La nouvelle coalition souhaitait retirer les mots “ en particulier ”, de manière à ce que les dommages issus de contaminations inférieures à 0,9% ne soient plus réparables. Jusqu’ici, on a réussi à les en empêcher. Cependant, nous aurions besoin d’un règlement clair qui dise : “ Tout dommage au delà de 0,1% doit être réparé ”.

Y-a-t-il des modifications sur la question de l’information du public sur la localisation des cultures ?

FL : Actuellement, toute personne peut connaître la localisation précise et parcellaire des cultures GM en consultant un site internet. M. Seehofer a tenté dans son projet de loi de restreindre l’accès à la localisation des cultures GM à la seule connaissance de la commune.
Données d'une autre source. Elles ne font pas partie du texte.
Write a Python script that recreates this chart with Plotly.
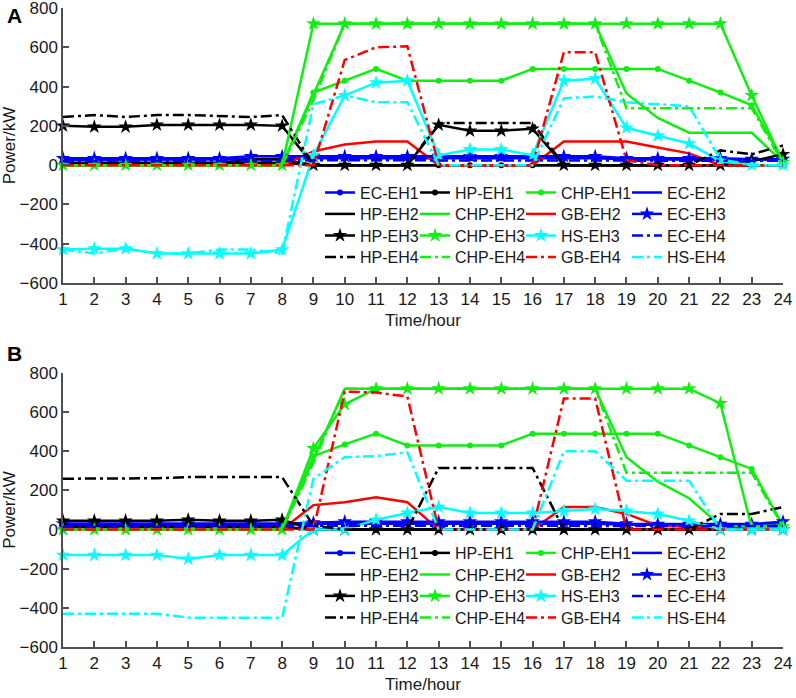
import plotly.graph_objects as go

hours = list(range(1, 25))

names = ['EC-EH1', 'HP-EH1', 'CHP-EH1', 'EC-EH2',
         'HP-EH2', 'CHP-EH2', 'GB-EH2', 'EC-EH3',
         'HP-EH3', 'CHP-EH3', 'HS-EH3', 'EC-EH4',
         'HP-EH4', 'CHP-EH4', 'GB-EH4', 'HS-EH4']

# ---- panel A (kW) ----
ec_eh1_a = [30, 30, 30, 30, 30, 30, 32, 32, 35, 35, 35, 35, 35, 35, 35, 35, 35, 35, 30, 30, 28, 28, 28, 28]
hp_eh1_a = [12, 12, 12, 12, 12, 12, 12, 12, 0, 0, 0, 0, 0, 0, 0, 0, 0, 0, 0, 0, 0, 0, 0, 0]
chp_eh1_a = [0, 0, 0, 0, 0, 0, 0, 0, 370, 430, 490, 430, 430, 430, 430, 490, 490, 490, 490, 490, 430, 370, 305, 20]
ec_eh2_a = [28, 28, 28, 28, 28, 28, 30, 30, 40, 40, 40, 40, 40, 40, 40, 40, 40, 40, 30, 30, 30, 30, 30, 30]
hp_eh2_a = [10, 10, 10, 10, 10, 10, 30, 30, 0, 0, 0, 0, 0, 0, 0, 0, 0, 0, 0, 0, 0, 0, 0, 0]
chp_eh2_a = [0, 0, 0, 0, 0, 0, 0, 0, 360, 720, 720, 720, 720, 720, 720, 720, 720, 720, 365, 240, 165, 165, 165, 15]
gb_eh2_a = [0, 0, 0, 0, 0, 0, 0, 0, 70, 105, 120, 120, 0, 0, 0, 0, 120, 120, 120, 90, 60, 0, 0, 0]
ec_eh3_a = [35, 35, 35, 35, 35, 35, 45, 45, 45, 45, 45, 45, 45, 45, 45, 45, 45, 45, 35, 35, 35, 35, 30, 30]
hp_eh3_a = [200, 195, 195, 205, 205, 205, 205, 200, 0, 0, 0, 0, 205, 175, 175, 185, 0, 0, 0, 0, 0, 0, 20, 55]
chp_eh3_a = [0, 0, 0, 0, 0, 0, 0, 0, 720, 720, 720, 720, 720, 720, 720, 720, 720, 720, 720, 720, 720, 720, 355, 15]
hs_eh3_a = [-430, -425, -425, -450, -450, -450, -450, -430, 50, 355, 420, 430, 50, 80, 80, 50, 430, 440, 190, 150, 110, 20, 0, 0]
ec_eh4_a = [20, 20, 20, 20, 20, 20, 22, 22, 25, 25, 25, 25, 25, 25, 25, 25, 25, 25, 22, 22, 22, 22, 22, 22]
hp_eh4_a = [245, 255, 245, 255, 255, 250, 245, 255, 0, 0, 0, 0, 215, 215, 215, 215, 0, 0, 0, 0, 0, 75, 55, 100]
chp_eh4_a = [0, 0, 0, 0, 0, 0, 0, 0, 330, 720, 720, 720, 720, 720, 720, 720, 720, 720, 290, 290, 290, 290, 290, 10]
gb_eh4_a = [0, 0, 0, 0, 0, 0, 0, 0, 0, 535, 600, 605, 0, 0, 0, 0, 575, 575, 25, 0, 0, 0, 0, 0]
hs_eh4_a = [-430, -450, -425, -450, -450, -430, -430, -450, 310, 355, 320, 320, 0, 0, 0, 0, 340, 350, 320, 310, 300, 30, 0, 0]

# ---- panel B ----
ec_eh1_b = [25, 25, 25, 25, 25, 25, 25, 25, 30, 30, 30, 30, 30, 30, 30, 30, 30, 30, 25, 25, 25, 25, 25, 25]
hp_eh1_b = [10, 10, 10, 10, 10, 10, 10, 10, 0, 0, 0, 0, 0, 0, 0, 0, 0, 0, 0, 0, 0, 0, 0, 0]
chp_eh1_b = [0, 0, 0, 0, 0, 0, 0, 0, 375, 435, 490, 430, 430, 430, 430, 490, 490, 490, 490, 490, 430, 370, 310, 20]
ec_eh2_b = [30, 30, 30, 30, 30, 30, 30, 30, 35, 35, 35, 35, 35, 35, 35, 35, 35, 35, 25, 25, 25, 25, 25, 25]
hp_eh2_b = [15, 15, 15, 15, 15, 15, 15, 15, 0, 0, 0, 0, 0, 0, 0, 0, 0, 0, 0, 0, 0, 0, 0, 0]
chp_eh2_b = [0, 0, 0, 0, 0, 0, 0, 0, 360, 720, 720, 720, 720, 720, 720, 720, 720, 720, 370, 245, 160, 20, 20, 20]
gb_eh2_b = [0, 0, 0, 0, 0, 0, 0, 0, 125, 140, 165, 140, 0, 0, 0, 0, 115, 115, 80, 20, 15, 10, 5, 0]
ec_eh3_b = [30, 30, 30, 30, 30, 30, 30, 30, 35, 40, 40, 40, 40, 40, 40, 40, 40, 40, 30, 28, 28, 28, 28, 40]
hp_eh3_b = [45, 45, 45, 45, 50, 45, 45, 50, 0, 0, 0, 0, 0, 0, 0, 0, 0, 0, 0, 0, 0, 0, 0, 0]
chp_eh3_b = [0, 0, 0, 0, 0, 0, 0, 0, 415, 640, 720, 720, 720, 720, 720, 720, 720, 720, 720, 720, 720, 645, 10, 15]
hs_eh3_b = [-130, -130, -130, -130, -150, -130, -130, -130, 0, 0, 50, 85, 115, 85, 85, 85, 95, 105, 95, 80, 45, 0, 0, 0]
ec_eh4_b = [15, 15, 15, 15, 15, 15, 15, 15, 20, 20, 20, 20, 20, 20, 20, 20, 20, 20, 18, 18, 18, 18, 18, 18]
hp_eh4_b = [260, 260, 260, 262, 268, 268, 268, 268, 20, 0, 0, 0, 315, 315, 315, 315, 0, 0, 0, 0, 0, 80, 80, 115]
chp_eh4_b = [0, 0, 0, 0, 0, 0, 0, 0, 340, 720, 720, 720, 720, 720, 720, 720, 720, 720, 290, 290, 290, 290, 290, 15]
gb_eh4_b = [0, 0, 0, 0, 0, 0, 0, 0, 0, 705, 700, 680, 0, 0, 0, 0, 670, 670, 0, 0, 0, 0, 0, 0]
hs_eh4_b = [-430, -430, -430, -430, -450, -450, -450, -450, 260, 370, 375, 395, 0, 0, 0, 0, 400, 400, 250, 250, 250, 0, 0, 0]

series_a = [ec_eh1_a, hp_eh1_a, chp_eh1_a, ec_eh2_a, hp_eh2_a, chp_eh2_a, gb_eh2_a, ec_eh3_a,
            hp_eh3_a, chp_eh3_a, hs_eh3_a, ec_eh4_a, hp_eh4_a, chp_eh4_a, gb_eh4_a, hs_eh4_a]
series_b = [ec_eh1_b, hp_eh1_b, chp_eh1_b, ec_eh2_b, hp_eh2_b, chp_eh2_b, gb_eh2_b, ec_eh3_b,
            hp_eh3_b, chp_eh3_b, hs_eh3_b, ec_eh4_b, hp_eh4_b, chp_eh4_b, gb_eh4_b, hs_eh4_b]

BLUE, BLACK, GREEN, RED, CYAN = '#0000FF', '#000000', '#11EE11', '#FF0000', '#00FFFF'
DASHDOT = '11px,4px,3px,4px'

styles = {
    'EC-EH1': (BLUE, 'solid', 'circle'),
    'HP-EH1': (BLACK, 'solid', 'circle'),
    'CHP-EH1': (GREEN, 'solid', 'circle'),
    'EC-EH2': (BLUE, 'solid', None),
    'HP-EH2': (BLACK, 'solid', None),
    'CHP-EH2': (GREEN, 'solid', None),
    'GB-EH2': (RED, 'solid', None),
    'EC-EH3': (BLUE, 'solid', 'star'),
    'HP-EH3': (BLACK, 'solid', 'star'),
    'CHP-EH3': (GREEN, 'solid', 'star'),
    'HS-EH3': (CYAN, 'solid', 'star'),
    'EC-EH4': (BLUE, DASHDOT, None),
    'HP-EH4': (BLACK, DASHDOT, None),
    'CHP-EH4': (GREEN, DASHDOT, None),
    'GB-EH4': (RED, DASHDOT, None),
    'HS-EH4': (CYAN, DASHDOT, None),
}

# spacing of the four legend columns (plotly adds 45px of symbol + gaps)
col_widths = [50, 61, 61, 60]

W, H = 796, 698
ML, MR, MT, MB = 63, 13, 8, 51
PW, PH = W - ML - MR, H - MT - MB


def px_x(p):
    return (p - ML) / PW


def px_y(p):
    return (H - MB - p) / PH


def legend_id(n):
    return 'legend' if n == 1 else 'legend%d' % n


fig = go.Figure()
for k, name in enumerate(names):
    color, dash, symbol = styles[name]
    row, col = divmod(k, 4)
    for panel, ys in enumerate((series_a[k], series_b[k])):
        fig.add_trace(go.Scatter(
            x=hours, y=ys, name=name,
            mode='lines+markers' if symbol else 'lines',
            line=dict(color=color, width=2.5, dash=dash),
            marker=dict(symbol=symbol or 'circle', size=11 if symbol == 'star' else 6,
                        color=color, line=dict(width=0)),
            xaxis='x' if panel == 0 else 'x2',
            yaxis='y' if panel == 0 else 'y2',
            legend=legend_id(panel * 4 + row + 1),
            legendwidth=col_widths[col],
            cliponaxis=False,
        ))

FAMILY = 'Arial, Liberation Sans, sans-serif'
font = dict(family=FAMILY, size=17, color='#1a1a1a')
axis_common = dict(
    showline=True, linecolor='#505050', linewidth=1.5,
    ticks='inside', ticklen=6, tickwidth=1.5, tickcolor='#505050',
    showgrid=False, zeroline=False, mirror=False, automargin=False,
    ticklabeloverflow='allow',
    tickfont=dict(family=FAMILY, size=17, color='#1a1a1a'),
)
xaxis_common = dict(axis_common, range=[1, 24], tickmode='linear', tick0=1, dtick=1,
                    title=dict(text='Time/hour', font=font, standoff=6))
yaxis_common = dict(axis_common, range=[-600, 800], tickmode='linear', tick0=-600, dtick=200,
                    title=dict(text='Power/kW', font=font, standoff=4))

top_dom = [px_y(283), 1.0]
bot_dom = [0.0, px_y(373)]

layout = dict(
    width=W, height=H,
    margin=dict(l=ML, r=MR, t=MT, b=MB, autoexpand=False),
    paper_bgcolor='white', plot_bgcolor='white',
    font=font,
    xaxis=dict(xaxis_common, domain=[0, 1], anchor='y'),
    yaxis=dict(yaxis_common, domain=top_dom, anchor='x'),
    xaxis2=dict(xaxis_common, domain=[0, 1], anchor='y2'),
    yaxis2=dict(yaxis_common, domain=bot_dom, anchor='x2'),
    annotations=[
        dict(text='<b>A</b>', x=px_x(14), y=px_y(16), xref='paper', yref='paper',
             xanchor='center', yanchor='middle',
             showarrow=False, font=dict(family=FAMILY, size=21, color='black')),
        dict(text='<b>B</b>', x=px_x(14), y=px_y(353), xref='paper', yref='paper',
             xanchor='center', yanchor='middle',
             showarrow=False, font=dict(family=FAMILY, size=21, color='black')),
    ],
)

row_y = [[192.5, 214, 235.5, 257], [553, 574.5, 596, 617.5]]
for panel in range(2):
    for row in range(4):
        n = panel * 4 + row + 1
        layout[legend_id(n)] = dict(
            orientation='h', x=px_x(360 - 40), y=px_y(row_y[panel][row]),
            xanchor='left', yanchor='middle',
            bgcolor='rgba(0,0,0,0)', borderwidth=0,
            font=dict(family=FAMILY, size=16, color='#1a1a1a'),
            itemwidth=30, tracegroupgap=0,
        )

fig.update_layout(**layout)
# drop the browser's default 8px page margin so the figure fills the window
fig.write_html('out.html', config={'displayModeBar': False},
               post_script="document.body.style.margin='0';")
Mais les associations ont travaillé pour que cet amendement ne soit pas inscrit, et elles ont eu gain de cause.

Et sur l’étiquetage sans OGM ?

FL : En Allemagne, il est juridiquement possible d’étiqueter un produit “ sans OGM ” mais les exigences techniques (décret de 2002) sont tellement strictes et en même temps si peu précises que personne ne se prévaut d’un tel étiquetage. Donc plusieurs pistes sont envisagées à ce sujet et cela relève du pouvoir réglementaire. Cet élément n’est donc pas inclus dans le projet de loi.

La coalition envisage tout d’abord un amendement au décret de 2002 pour assouplir les conditions d’étiquetage sans OGM. Mais les promoteurs des biotechnologies s’y opposent.

La deuxième piste envisagée est de permettre dans le même décret la possibilité d’informer le consommateur si un produit est issu d’un animal (œufs, lait, viande…) nourri sans OGM. D’une façon ou d’une autre le gouvernement est décidé à modifier le décret de 2002.

Quand le projet d’amendement à la loi sera-t-il adopté ?

FL : Aujourd’hui, 21 septembre, le texte est en examen devant le Bundesrat (Conseil fédéral – représentation des Länder allemands). Puis, il passera en première lecture devant le Bundestag (Chambre basse dont les membres sont directement élus par le peuple). Le projet devrait être adopté avant la fin de l’année.